You might switch to a blobless partial clone if your repository is very
large due to many large blobs, as that clone will help you get started
more quickly.
The trade-off is that some commands such as git checkout or git blame
will require downloading new blob data when necessary.
In general, calculating a shallow fetch is computationally more expensive
compared to a full fetch. Always use a full fetch instead of a shallow
fetch both in fully and shallow cloned repositories.
In workflows such as CI builds when there is a need to do a single clone
and delete the repository immediately, shallow clones are a good option.
Shallow clones are the fastest way to get a copy of the working directory
at the tip commit with the additional cost that fetching from these
repositories is much more expensive, so we do not recommend shallow clones
for developers. If you need the commit history for your build, then a
treeless partial clone might work better for you than a full clone.
In general, your mileage may vary. Now that you are armed with these
different options and the object model behind them, you can go and play
with these kinds of clones. You should also be aware of some pitfalls of
these non-full clone options:


Shallow clones skip the commit history. This makes commands such as
git log or git merge-base unavailable. Never fetch from a shallow
clone!


Treeless clones contain commit history, but it is very expensive to
download missing trees. Thus, git log (without a path) and git merge-base
are available, but commands like git log -- <path> and git blame
are extremely slow and not recommended in these clones.

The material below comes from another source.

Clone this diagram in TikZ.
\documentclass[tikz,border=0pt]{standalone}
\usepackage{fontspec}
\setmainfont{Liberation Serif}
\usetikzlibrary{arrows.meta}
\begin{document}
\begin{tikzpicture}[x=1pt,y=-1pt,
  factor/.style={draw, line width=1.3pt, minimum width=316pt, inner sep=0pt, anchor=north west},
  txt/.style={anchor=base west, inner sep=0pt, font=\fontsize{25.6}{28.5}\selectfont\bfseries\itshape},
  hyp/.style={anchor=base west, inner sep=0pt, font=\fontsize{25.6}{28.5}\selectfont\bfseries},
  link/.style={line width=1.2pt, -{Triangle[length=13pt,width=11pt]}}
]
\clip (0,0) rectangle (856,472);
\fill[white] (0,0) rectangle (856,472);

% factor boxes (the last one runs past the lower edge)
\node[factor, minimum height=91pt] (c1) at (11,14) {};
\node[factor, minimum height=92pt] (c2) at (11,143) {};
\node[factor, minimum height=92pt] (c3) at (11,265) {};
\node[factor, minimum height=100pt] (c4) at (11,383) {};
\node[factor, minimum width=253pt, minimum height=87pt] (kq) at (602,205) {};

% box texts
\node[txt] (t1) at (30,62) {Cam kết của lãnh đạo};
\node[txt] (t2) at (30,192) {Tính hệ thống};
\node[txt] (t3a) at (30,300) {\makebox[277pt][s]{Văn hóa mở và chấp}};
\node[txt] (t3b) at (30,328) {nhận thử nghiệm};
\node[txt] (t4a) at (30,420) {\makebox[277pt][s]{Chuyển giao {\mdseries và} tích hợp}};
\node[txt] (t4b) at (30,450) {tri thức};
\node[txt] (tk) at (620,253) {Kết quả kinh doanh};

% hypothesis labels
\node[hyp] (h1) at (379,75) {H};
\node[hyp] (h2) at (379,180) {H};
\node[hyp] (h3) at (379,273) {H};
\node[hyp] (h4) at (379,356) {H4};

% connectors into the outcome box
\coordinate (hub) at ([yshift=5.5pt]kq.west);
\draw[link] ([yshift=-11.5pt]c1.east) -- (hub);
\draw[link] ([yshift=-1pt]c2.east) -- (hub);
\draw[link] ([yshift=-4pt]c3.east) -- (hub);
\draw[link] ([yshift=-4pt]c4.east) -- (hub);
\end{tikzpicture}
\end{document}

Blobless clones contain all reachable commits and trees, so Git downloads
blobs when it needs access to file contents. This means that commands
like git log -- <path> are available but commands like git blame are
a bit slower on their first run. However, this can be a great way to
get started on a very large repository with a lot of old, large blobs.


Full clones work as expected. The only downside is the time required to
download all of that data, plus the extra disk space for all those files.


Be sure to upgrade to
the latest Git version
so you have all the latest performance improvements!